I’ve lived by the mantra saying yes to something means saying no to something else for many years, it’s something I regularly tell the team here. As the clocks turned back and we all gained an hour this weekend, I still spent some time reflecting on what really saves time, and what actually causes friction.
How can we be clearer about what to yes and no to?
For our teacher mortgage customers providing a time saving service is crucial. During term time they’re working both before they teach and again afterwards – weekdays just don’t offer time for life admin.
So, when they come to us directly we say yes to simple things. Offering out of hours call backs. Ensuring they get assigned a single adviser so they don’t have to keep repeating themselves about their case. Having a team who know and understand their profession, not just in terms of what it means from a borrowing perspective, but what they’ve had to manage just to find time to talk to us about one of the biggest financial decisions they’ll ever make.
For our broker clients providing a frictionless service is just as important to us. Your customers expect you to juggle different lenders and mortgage options, criteria and service levels against their specific personal needs, and we understand that.
DECISION-MAKING
Whilst we’d love to say yes to every case you offer us, the reality is that’s not an option. But as a smaller lender there are lots of things we can say yes to that work to your advantage, and ours.
We can say yes to clarity and consistency. Which is where being a small lender works to our advantage. Ease of access to decision makers. Consistency over who in our team you know, can access and can rely on. The ability to tick people, not boxes. A responsive service. Knowing what we’re good at – lending on unusual properties, for people who need a bridging alternative or to monetise assets without accessing them.

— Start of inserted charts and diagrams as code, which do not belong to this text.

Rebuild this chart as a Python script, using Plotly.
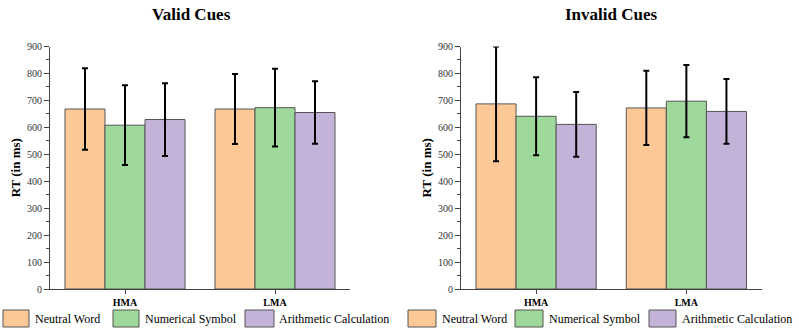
import plotly.graph_objects as go

groups = ["HMA", "LMA"]
conditions = ["Neutral Word", "Numerical Symbol", "Arithmetic Calculation"]
colors = ["#FCC896", "#9ED89A", "#C3B3D8"]

valid_means = {
    "Neutral Word": [668, 668],
    "Numerical Symbol": [608, 673],
    "Arithmetic Calculation": [629, 655],
}
valid_err = {
    "Neutral Word": [151, 130],
    "Numerical Symbol": [148, 144],
    "Arithmetic Calculation": [135, 116],
}
invalid_means = {
    "Neutral Word": [687, 672],
    "Numerical Symbol": [641, 697],
    "Arithmetic Calculation": [611, 659],
}
invalid_err = {
    "Neutral Word": [213, 138],
    "Numerical Symbol": [145, 134],
    "Arithmetic Calculation": [120, 120],
}
titles = ["Valid Cues", "Invalid Cues"]
y_ticks = [0, 100, 200, 300, 400, 500, 600, 700, 800, 900]

W, H = 799, 333
SERIF = "Liberation Serif, Times New Roman, serif"

fig = go.Figure()
for panel, (means, errs) in enumerate([(valid_means, valid_err), (invalid_means, invalid_err)]):
    xa = "x" if panel == 0 else "x2"
    ya = "y" if panel == 0 else "y2"
    for cond, col in zip(conditions, colors):
        fig.add_trace(go.Bar(
            x=groups, y=means[cond], name=cond, xaxis=xa, yaxis=ya,
            marker=dict(color=col, line=dict(color="#555555", width=1)),
            error_y=dict(type="data", array=errs[cond], color="black", thickness=2, width=3),
            showlegend=False, offsetgroup=cond,
        ))

px = lambda v: v / W
py = lambda v: 1 - v / H

axis_common = dict(showline=True, linecolor="#444444", linewidth=1, ticks="outside",
                   tickcolor="#444444", showgrid=False, zeroline=False)
yax = dict(axis_common, range=[0, 900], tickvals=y_ticks, ticklen=5,
           tickfont=dict(family=SERIF, size=10, color="#333333"),
           minor=dict(ticks="outside", ticklen=3, dtick=50, tickcolor="#444444"),
           title=dict(text="<b>RT (in ms)</b>", font=dict(family=SERIF, size=13, color="black"), standoff=3),
           domain=[py(289), py(46.5)], automargin=False)
xax = dict(axis_common, range=[-0.5, 1.5], ticklen=4,
           tickfont=dict(family=SERIF, size=10, color="black"),
           tickvals=groups, ticktext=["<b>HMA</b>", "<b>LMA</b>"], automargin=False)

fig.update_layout(
    width=W, height=H, margin=dict(l=0, r=0, t=0, b=0),
    paper_bgcolor="white", plot_bgcolor="white",
    barmode="group", bargap=0.2, bargroupgap=0,
    xaxis=dict(xax, domain=[px(50), px(350)], anchor="y"),
    yaxis=dict(yax, anchor="x"),
    xaxis2=dict(xax, domain=[px(461), px(761.5)], anchor="y2"),
    yaxis2=dict(yax, anchor="x2"),
    showlegend=False,
)

# titles
for cx, t in [(191, titles[0]), (611, titles[1])]:
    fig.add_annotation(x=px(cx), y=py(14), xref="paper", yref="paper", text="<b>%s</b>" % t,
                       showarrow=False, font=dict(family=SERIF, size=17, color="black"),
                       xanchor="center", yanchor="middle")

# custom legends
legend_pos = [
    [(3, 29, 33), (113, 139, 143), (245, 274, 277)],
    [(408, 436, 440), (515, 543, 547), (649, 676, 680)],
]
for row in legend_pos:
    for (x0, x1, tx), cond, col in zip(row, conditions, colors):
        fig.add_shape(type="rect", xref="paper", yref="paper",
                      x0=px(x0), x1=px(x1), y0=py(327), y1=py(310),
                      fillcolor=col, line=dict(color="#555555", width=1))
        fig.add_annotation(x=px(tx), y=py(318.5), xref="paper", yref="paper", text=cond,
                           showarrow=False, xanchor="left", yanchor="middle",
                           font=dict(family=SERIF, size=12, color="black"))

fig.write_html("out.html")
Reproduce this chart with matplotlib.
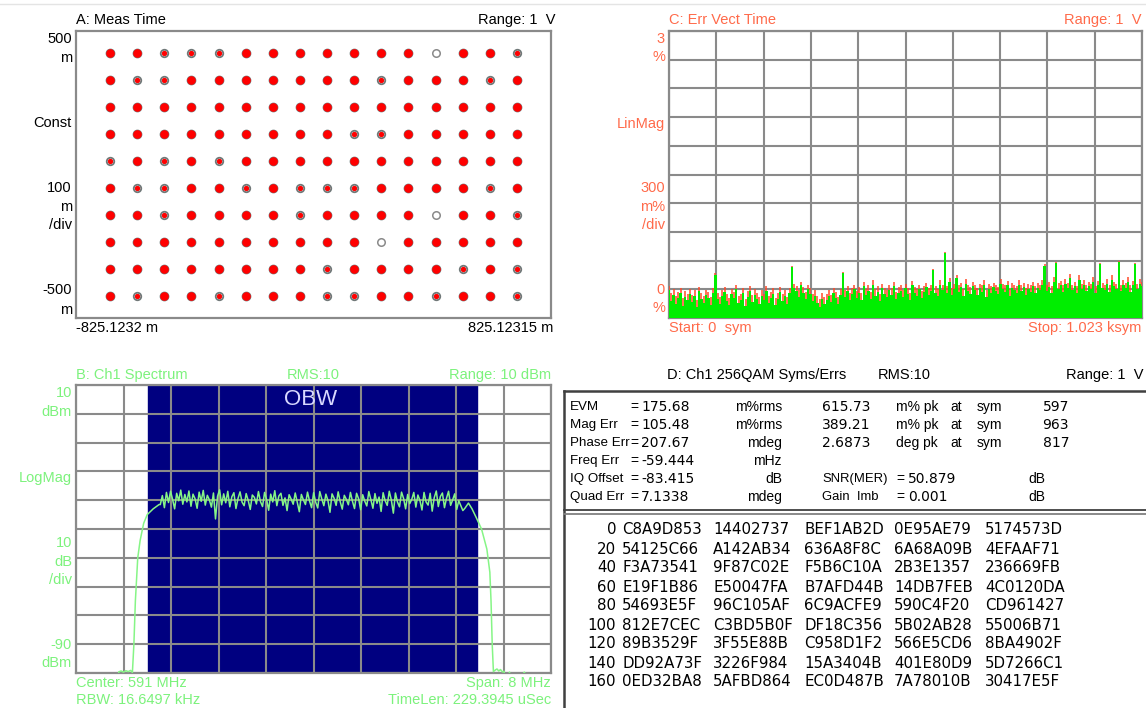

But what about the housing market more generally though – is there a way to call a ‘reset’ on that?
WIDER UNCERTAINTY
As the Autumn Budget approaches there’s certainly a lot of debate on what policymakers might change. For those of us in the industry we know that speculation on what may and may not happen is normal.
But to a first-time buyer – even a previous homeowner looking to make a change – lack of clarity over potential reform decisions, rate decisions, and support schemes can create uncertainty. Will the changes make things easier or more complicated for borrowers? Should they try and speed up their decision making now, before anything new lands, or wait to see if things get better later?
I want to reset those feelings and I’d love to see the industry do so too.
We know what needs to change: affordability, access to services, consistency of policies, reliability over schemes – things that build trust and restore confidence for those essential but lower paid key workers like teachers that devoting their life to lower paid careers won’t mean sacrificing their home ownership dreams.
Whether you spent your extra hour snoozing, exercising, enjoying family time or working this weekend it doesn’t really matter – it’s just an hour. But, it is a reminder that we can ‘reset’.
Here’s how we’re continually re-setting as a smaller lender:
- To our customers. To intermediaries. To industry experts I’ve been spending more of my time meeting both groups and listening to what’s needed from a lender like us. I will keep investing time here.
- We use what we hear to deliver improvements – whether that’s the way we phrase a letter or develop a new product or service.
- Championing clarity. Complexity slows everything down. From criteria to communications the less time we have to spend interpreting and understanding and the more we spend being transparent the easier it will be for us all to move forward.
- Leading by example. As a smaller lender we might not set national policy but we can model what thoughtful lending, personal service and lending for purpose looks like.
- I’ll keep using my voice to advocate for teachers and similar key workers. Who are you advocating for?